I can also add personal experience to this issue, as I was abused mentally - and eventually physically - by the boyfriend I lived with during law school. At the time, I told no one, because people "like me" didn't let men abuse them. I was supposed to be too well off, too educated, too strong. But, DV is insidious. It starts off being not so bad, just every once in a while. Then it gets worse, more frequent. And, each time, your self esteem is eroded just a little bit more, taking a little bit of fight out of you with it.

After three years, I re-connected with an old friend who literally breathed life back into me. He made me feel good about myself again...and gave me the strength I needed to end my horrible relationship. Given the person I am now, it's hard to believe I ever let myself be treated that way. But, we can only learn from it and let it fortify us against ever going back there.

Also...your reponse to Bella was very classy. Good job (:

Wanderer said...

Elizabeth, thanks so much for the comments. I think that's wonderful that you've been trained to help Domestic Violence victims but, of course, not wonderful that you've been a victim yourself. And I never thought about it in terms of socio-economics but my experience confirms it.

I think I went briefly to a DV support group while I was still in the relationship. It was only after I became psychotic that I went to a local group, all women, I think all with children and all what Bella would call "white trash" (ugh). These were the women I helped and who helped me through the first three years of my illness. I was the only one without children and not involved in court proceedings.

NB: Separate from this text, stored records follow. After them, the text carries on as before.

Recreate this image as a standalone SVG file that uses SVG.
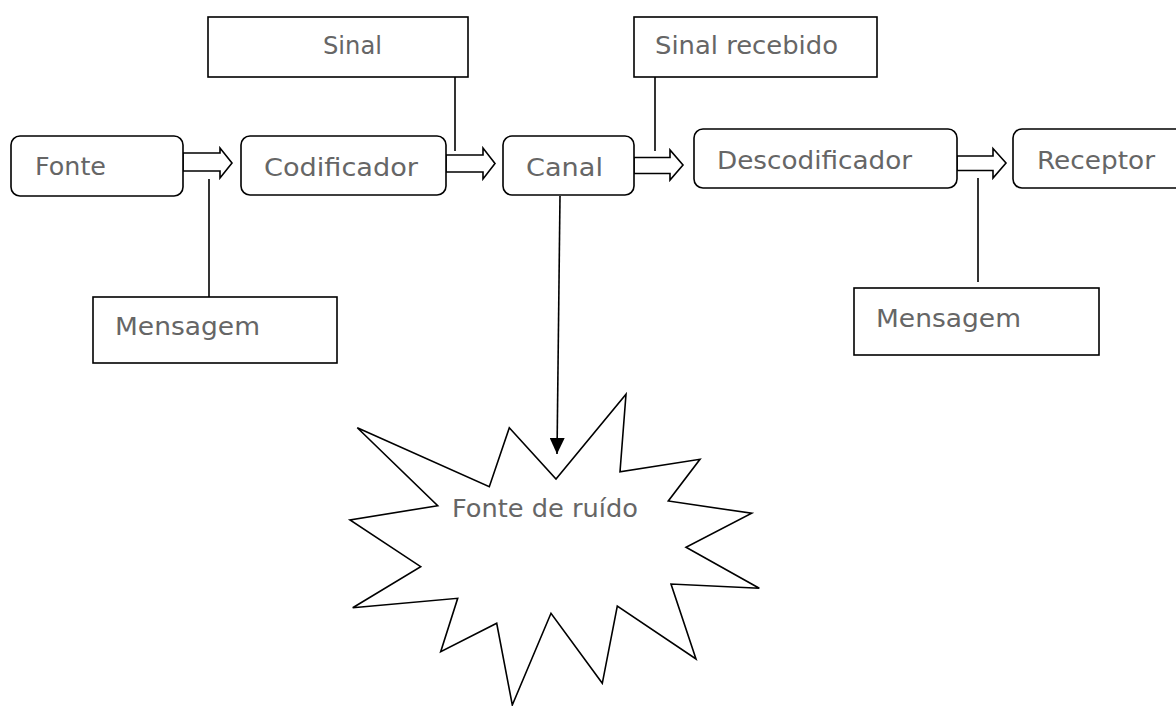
<svg xmlns="http://www.w3.org/2000/svg" width="1176" height="706" viewBox="0 0 1176 706">
<style>
.box{fill:#fff;stroke:#000;stroke-width:1.6}
.blk{fill:#fff;stroke:#000;stroke-width:1.6;stroke-linejoin:miter}
.ln{fill:none;stroke:#000;stroke-width:1.6}
.t{font-family:"DejaVu Sans","Liberation Sans",sans-serif;font-size:25px;fill:#666}
</style>
<defs>
<marker id="ah" viewBox="0 0 16 15" refX="16" refY="7.5" markerWidth="16" markerHeight="15" markerUnits="userSpaceOnUse" orient="auto">
<path d="M0,0 L16,7.5 L0,15 Z" fill="#000"/>
</marker>
</defs>
<rect width="1176" height="706" fill="#fff"/>
<g id="connectors">
<polygon class="blk" points="183,153 220,153 220,148 232,163 220,178 220,171 183,171"/>
<polygon class="blk" points="446,155 483,155 483,148 495,163.5 483,179 483,172 446,172"/>
<polygon class="blk" points="634,157.5 670,157.5 670,150 683,165 670,180 670,173.5 634,173.5"/>
<polygon class="blk" points="957,156 993,156 993,148.5 1006,163 993,178 993,170.5 957,170.5"/>
<line class="ln" x1="455" y1="77" x2="455" y2="151"/>
<line class="ln" x1="655" y1="77" x2="655" y2="151"/>
<line class="ln" x1="209" y1="179" x2="209" y2="297"/>
<line class="ln" x1="978" y1="178" x2="978" y2="282"/>
<line class="ln" x1="560" y1="196" x2="557" y2="454" marker-end="url(#ah)"/>
</g>
<g id="fonte">
<rect class="box" x="11" y="136" width="172" height="60" rx="9"/>
<text class="t" x="35" y="175" textLength="71" lengthAdjust="spacingAndGlyphs">Fonte</text>
</g>
<g id="codificador">
<rect class="box" x="241" y="136" width="205" height="59" rx="9"/>
<text class="t" x="264" y="176" textLength="154" lengthAdjust="spacingAndGlyphs">Codificador</text>
</g>
<g id="sinal">
<rect class="box" x="208" y="17" width="260" height="60"/>
<text class="t" x="323" y="54" textLength="59" lengthAdjust="spacingAndGlyphs">Sinal</text>
</g>
<g id="canal">
<rect class="box" x="503" y="136" width="131" height="59" rx="9"/>
<text class="t" x="526" y="176" textLength="77" lengthAdjust="spacingAndGlyphs">Canal</text>
</g>
<g id="sinal-recebido">
<rect class="box" x="634" y="17" width="243" height="60"/>
<text class="t" x="655" y="54" textLength="183" lengthAdjust="spacingAndGlyphs">Sinal recebido</text>
</g>
<g id="descodificador">
<rect class="box" x="694" y="129" width="263" height="59" rx="9"/>
<text class="t" x="717" y="169" textLength="195" lengthAdjust="spacingAndGlyphs">Descodificador</text>
</g>
<g id="receptor">
<rect class="box" x="1013" y="129" width="180" height="59" rx="9"/>
<text class="t" x="1037" y="169" textLength="118" lengthAdjust="spacingAndGlyphs">Receptor</text>
</g>
<g id="mensagem-1">
<rect class="box" x="93" y="297" width="244" height="66"/>
<text class="t" x="115" y="335" textLength="145" lengthAdjust="spacingAndGlyphs">Mensagem</text>
</g>
<g id="mensagem-2">
<rect class="box" x="854" y="288" width="245" height="67"/>
<text class="t" x="876" y="327" textLength="145" lengthAdjust="spacingAndGlyphs">Mensagem</text>
</g>
<g id="fonte-ruido">
<polygon class="box" points="357.3,427.7 489.3,486.7 509.3,427.7 556,479 626,394.3 620,471.7 700,459.3 668.3,501 751.7,513.3 686,547.3 759.3,588.3 671,584 696,659 617.3,606 602.3,683.3 551,613.3 512.3,705 496.7,623.3 440.7,651.7 457.7,598.3 352.7,607.7 420.7,566.7 350,520 437.7,505.7"/>
<text class="t" x="452" y="517" textLength="186" lengthAdjust="spacingAndGlyphs">Fonte de ruído</text>
</g>
</svg>
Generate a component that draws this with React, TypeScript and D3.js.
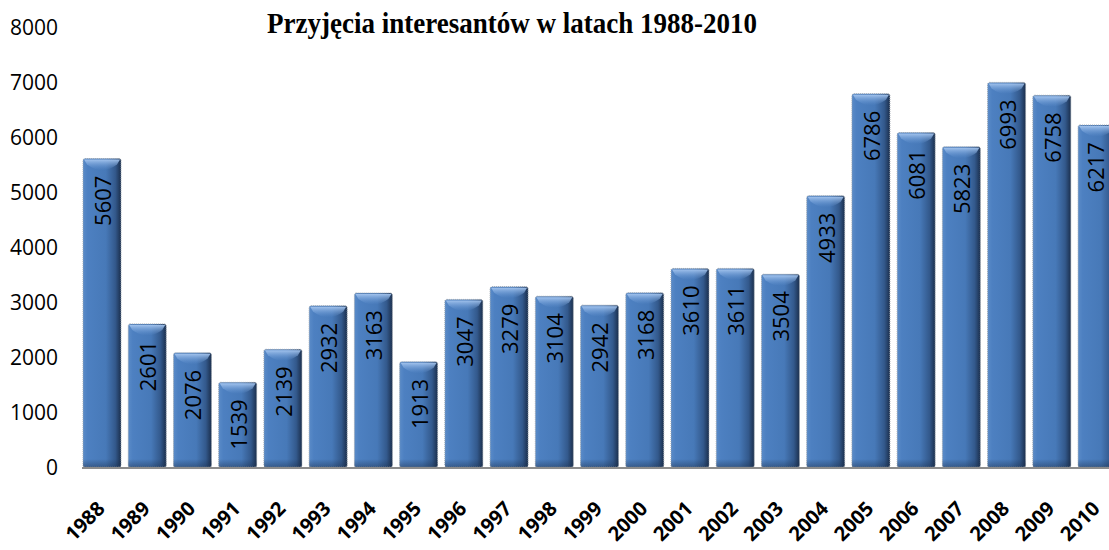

I vowed while I was in the relationship that I would not have a child with Brendan. But if I had I think you would have seen me in that meeting a whole lot earlier. It's terribly isolating to be living with an on again/off again predator/lover but to have children! It makes it so much worse. And there's so much more responsibility on your shoulders while you're being beaten (sometimes literally) down because the children are in danger and need your protection. What to do? How to do it?

My parents and brother knew I was being abused and I think his family knew but that was it. I bore the brunt of it on my own. I tentatively planned my escape when my parents came to visit for my father and brother's birthday (same day) in the summer. Brendan said some kind of put down about my family (he would never face them but always took off when they were about to show up) and I just knew that that was it, I was leaving for good. But I couldn't have done it without my parents and the financial security they offered me. Most women don't have that luxury.

And that's why they turn to the police and the courts and get ordered into support groups and safe houses. They risk what little security they have to protect themselves and their children. I, on the other hand, could return to my home and start over in a way many women just can't. It was still a devastating experience and the first year I pretty much hid but I had no children and could heal at my own pace.

Sorry this is so long...I should write a more in depth blog entry on it really. Your words just made me think about it in a way I haven't for a few years.

Thanks again Beth : > D

Chris said...

Beautiful post, Kate, just beautiful!

Cheers,
Christina

Anonymous said...

Thank you, Kate, for such a thoughtful and beautifully expressed entry. I agree with everything you wrote but find it a difficult practice and don't always keep it in mind the way I should. That is key, I think, at least for me, to remember that anger need not be met with anger, but with love, and cruelty not with hurt feelings but with love...And also to remember that love is not a feeling but an act, so that I don't ask myself Do I feel love for this person? only How do I act lovingly towards him/her?

Bravo for one of the kindest posts I've ever read.